L'articulation avec la sociologie urbaine peut être pensée à deux niveaux. Tout d'abord on se situe sur les terrains de la sociologie urbaine dont les apports et les savoirs constitués sont évidemment à solliciter. Ensuite, elle invite à envisager la spatialisation des rapports et des faits sociaux. La notion d'espace, espace physique 27 et catégorie de pensée 28 , est utilisée par la sociologie urbaine pour rendre compte des médiations par lesquelles les processus sociaux trouvent leur traduction concrète dans des contextes qui les infléchissent et en déterminent le sens, mais aussi pour préciser les totalisations visées et leurs échelles. On peut y voir le pendant du point précédent : faisceau complexe de phénomènes corrélés et interdépendants formant une configuration originale, les espaces de la recherche deviennent son objet même, le cas achevé étant la monographie. Notre approche n'est pas monographique, mais ce dernier point est essentiel puisqu'il permet, en rappelant que les marchés immobiliers sont des marchés locaux, de ne pas s'en tenir à une vision réductrice dans laquelle l'influence d'un facteur sur le marché se mesure uniquement en termes de prix et de quantités échangées (que la sociologie saisit assez mal).

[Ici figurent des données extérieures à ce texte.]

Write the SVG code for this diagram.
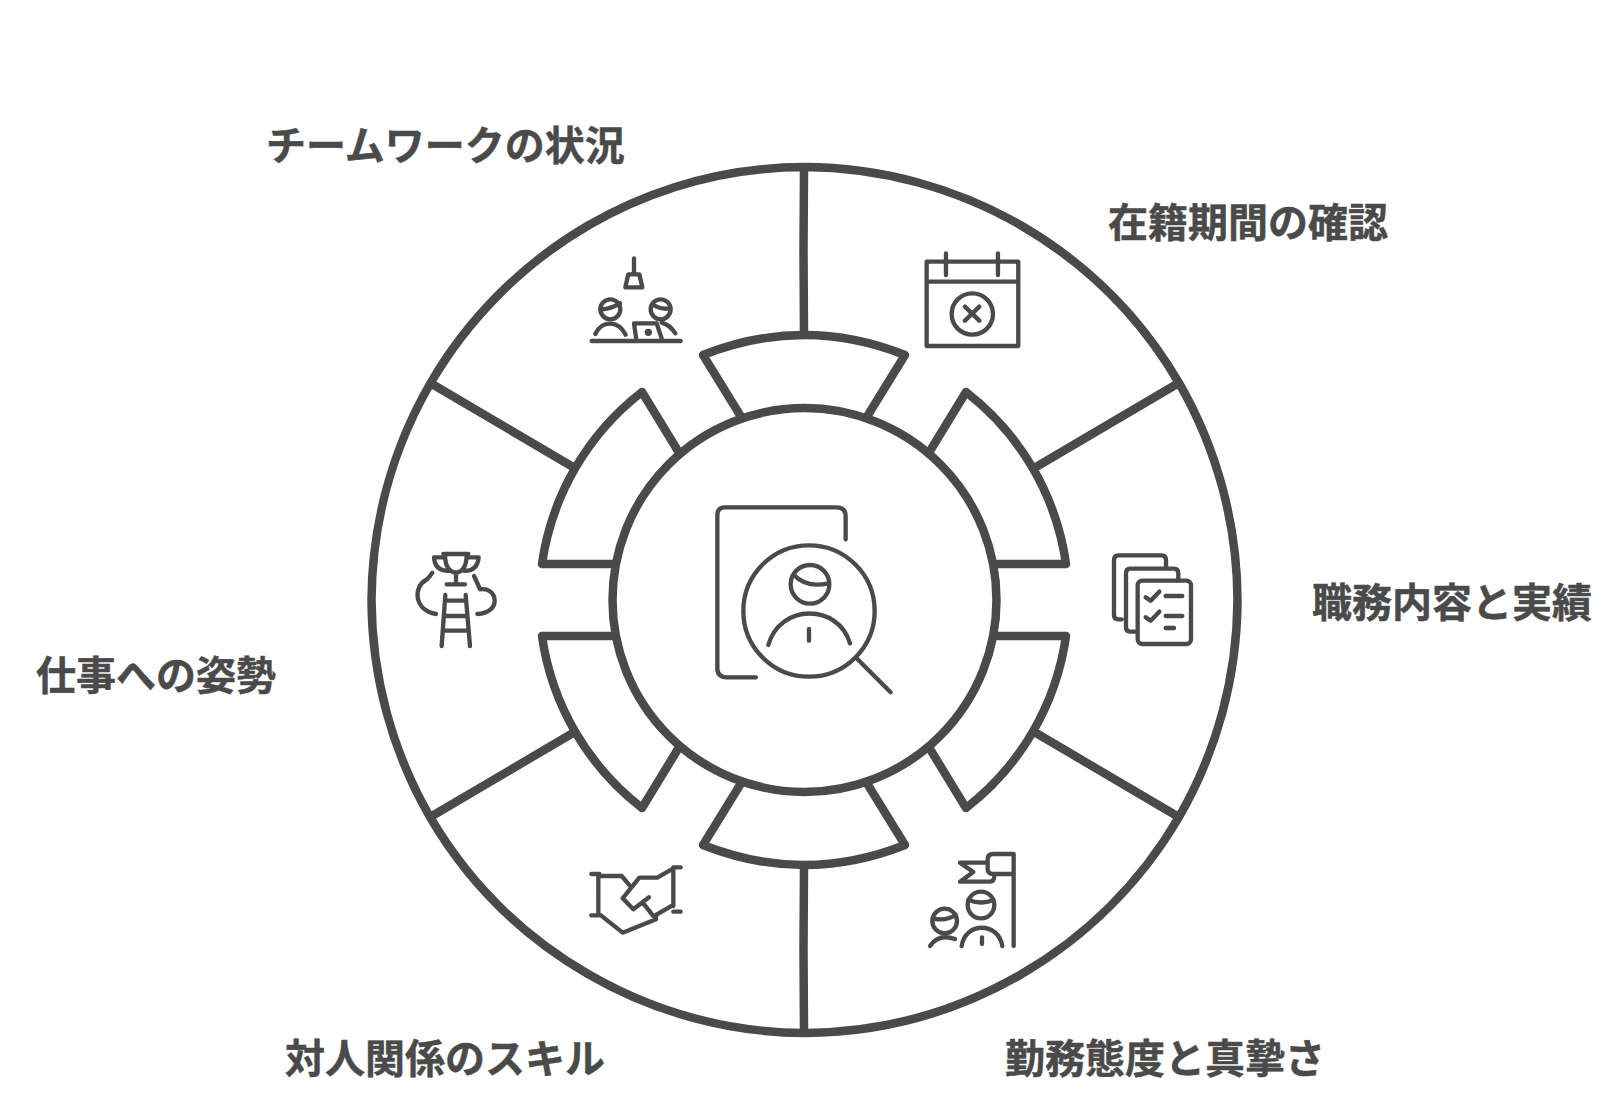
<svg xmlns="http://www.w3.org/2000/svg" width="1620" height="1104" viewBox="0 0 1620 1104">
<style>
.s{fill:none;stroke:#4a4a4a;stroke-width:8.5;stroke-linecap:round;stroke-linejoin:round}
.i{fill:none;stroke:#4a4a4a;stroke-width:13;stroke-linecap:round;stroke-linejoin:round}
.l{font-family:"Noto Sans CJK JP","Noto Sans",sans-serif;font-weight:700;font-size:40px;fill:#4a4a4a;stroke:#4a4a4a;stroke-width:.5}
</style>
<rect width="1620" height="1104" fill="#fff"/>
<g id="connectors">
<path class="s" d="M804 170L803.500 250L804 335M1177 384L1036 467M1036 733L1177 816M804 865L803.500 950L804 1031M573 733L432 816M432 384L573 467"/>
</g>
<g id="outer-ring"><path class="s" d="M804.500 167A438 438 0 0 1 1022 226A438 438 0 0 1 1179 383A438 438 0 0 1 1237.500 600A438 438 0 0 1 1179 817A438 438 0 0 1 1020 975A438 438 0 0 1 804.500 1033A438 438 0 0 1 588 974A438 438 0 0 1 430 817A438 438 0 0 1 371.500 600A438 438 0 0 1 430 384A438 438 0 0 1 589 225A438 438 0 0 1 804.500 167Z"/></g>
<g id="segment-top"><path class="s" d="M740 415L703 355Q804 315 905 355L868 415"/></g>
<g id="segment-upper-right"><path class="s" d="M930 451L966 392A264 264 0 0 1 1066 564H994"/></g>
<g id="segment-lower-right"><path class="s" d="M930 749L966 808A264 264 0 0 0 1066 636H994"/></g>
<g id="segment-bottom"><path class="s" d="M740 785L703 845Q804 885 905 845L868 785"/></g>
<g id="segment-lower-left"><path class="s" d="M678 749L642 808A264 264 0 0 1 542 636H614"/></g>
<g id="segment-upper-left"><path class="s" d="M678 451L642 392A264 264 0 0 0 542 564H614"/></g>
<g id="center"><circle class="s" cx="804.500" cy="600" r="192"/>
<g transform="translate(680 480) scale(.3333)"><path class="i" d="M497 178V110Q497 82 470 82H135Q112 82 112 105V565Q112 592 140 592H228"/><circle class="i" cx="387" cy="393" r="197"/><circle class="i" cx="390" cy="313" r="58"/><path class="i" d="M342 285Q380 325 445 310M265 495C300 370 475 370 510 490M387 447V482M530 535L632 637"/></g></g>
<g id="node-team"><g transform="translate(560 230) scale(.3333)"><path class="i" d="M222 85V130M205 133H238L247 172H196Z"/><circle class="i" cx="151" cy="238" r="30"/><circle class="i" cx="302" cy="238" r="30"/><path class="i" d="M128 238Q155 235 180 220M280 225Q305 240 330 235M106 312C125 270 175 270 197 314M305 278Q330 285 346 310M228 322L222 280H290L305 325M95 333H362"/><circle cx="265" cy="307" r="11" fill="#4a4a4a"/></g>
<text class="l" x="266" y="160">チームワークの状況</text></g>
<g id="node-calendar"><g transform="translate(560 230) scale(.3333)"><path class="i" d="M1100 95H1375L1375 348H1100ZM1100 155H1375M1158 70V135M1314 70V135M1215 230L1258 272M1258 230L1215 272"/><circle class="i" cx="1237" cy="252" r="62"/></g>
<text class="l" x="1108" y="237">在籍期間の確認</text></g>
<g id="node-docs"><g transform="translate(1100 540) scale(.3333)"><path class="i" d="M65 238H55Q42 238 42 225V60Q42 46 55 46H185Q198 46 198 60V85M105 275H90Q78 275 78 262V100Q78 86 90 86H222Q235 86 235 100V122"/><rect class="i" x="113" y="122" width="160" height="190" rx="14"/><path class="i" d="M137 172L152 182L178 155M137 232L152 242L178 215M197 168H247M197 228H247M197 264H222"/></g>
<text class="l" x="1312" y="617">職務内容と実績</text></g>
<g id="node-flag"><g transform="translate(915 840) scale(.3333)"><path class="i" d="M296 318V42H235Q218 42 218 58V88Q218 102 235 102H296M218 68H135L175 96L135 125H225Q238 125 238 105"/><circle class="i" cx="198" cy="195" r="40"/><path class="i" d="M160 180Q200 195 235 180M140 318C150 245 250 245 262 318M201 292V312"/><circle class="i" cx="89" cy="243" r="37"/><path class="i" d="M55 235Q90 245 122 225M45 318Q70 280 120 297"/></g>
<text class="l" x="1005" y="1073">勤務態度と真摯さ</text></g>
<g id="node-handshake"><g transform="translate(570 850) scale(.3333)"><path class="i" d="M64 72H88M64 196H88M85 72V190M85 78H155L182 110M310 52H332M310 185H332M310 55V168M310 55L262 83H208L158 145L190 178L237 142M220 160L258 208M305 168L258 195L258 208L158 248L85 190"/></g>
<text class="l" x="285" y="1073">対人関係のスキル</text></g>
<g id="node-trophy"><g transform="translate(400 530) scale(.3333)"><path class="i" d="M130 72H205M135 72Q135 125 168 128Q200 125 200 72M135 82H102Q105 125 150 122M200 82H236Q232 125 190 122M168 128V160M140 163H195M97 128Q85 145 78 150C40 170 40 240 108 252M222 138Q235 165 240 178C295 170 305 250 232 252M136 195L125 348M197 195L210 348M138 212H195M134 258H198M130 302H205"/></g>
<text class="l" x="36" y="690">仕事への姿勢</text></g>
</svg>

Il ouvre en effet sur d'autres types de résultats : recomposition des espaces ou reproduction d'une organisation préexistante, phénomènes d'appréciation et de dépréciation, construction de l'attractivité des lieux.

Notes
23.

Ce travail est paru dans le n°81-82 des Actes de la recherche en sciences sociales (1990) consacré au marché de la maison individuelle et rassemblant les contributions suivantes : Pierre Bourdieu, Sala Bouhedja, Rosine Christin, Claire Givry, "Un placement de père de famille. La maison individuelle : spécificité du produit et logique du champ de reproduction", p. 6-33; Pierre Bourdieu, Sala Bouhedja, "Un contrat sous contrainte", p. 34-51; Pierre Bourdieu, Monique de St Martin "Le sens de la propriété, la genèse sociale des systèmes de préférence", p.52-64; Pierre Bourdieu et Rosine Christin, "La construction du marché, le champ administratif de la politique du logement" p. 65-85. Ils ont été synthétisés dans Pierre Bourdieu, Les structures sociales de l'économie, Paris, Seuil, 2000, que nous citerons par la suite.

24.

Alain Bourdin et Odile St Raymond (dir.), L'influence des agents immobiliers sur la décision d'achat d'un logement ancien, Toulouse, Rapport pour le PCA, 1994.

25.

Catherine Mougel, L'analyse économique de l'activité d'agent immobilier, Thèse pour le doctorat en Sciences Economiques sous la direction de Régis Deloche, Université de Franche Comté, 2001.

26.

Bernard Vorms, Moderniser la réglementation des activités immobilières, Livre Blanc établi à la demande de madame la ministre de la justice et madame la secrétaire d'Etat au logement, avril 2002.

27.

L'espace physique, qui est aussi un espace représenté, lieu de projections, considéré comme substrat de la vie sociale, peut être approché de diverses manières. Yves Grafmeyer (Sociologie Urbaine, Paris, Nathan coll. 128, 1995) distingue ainsi l'espace comme produit social, comme milieu, comme enjeu et comme cadre d'étude.

28.

Si la métaphore spatiale (proximité, déplacement, etc.) est difficilement évitable dans un discours maniant des concepts, elle porte ici sur des catégories de perception du monde social, par exemple avec la notion de distance sociale.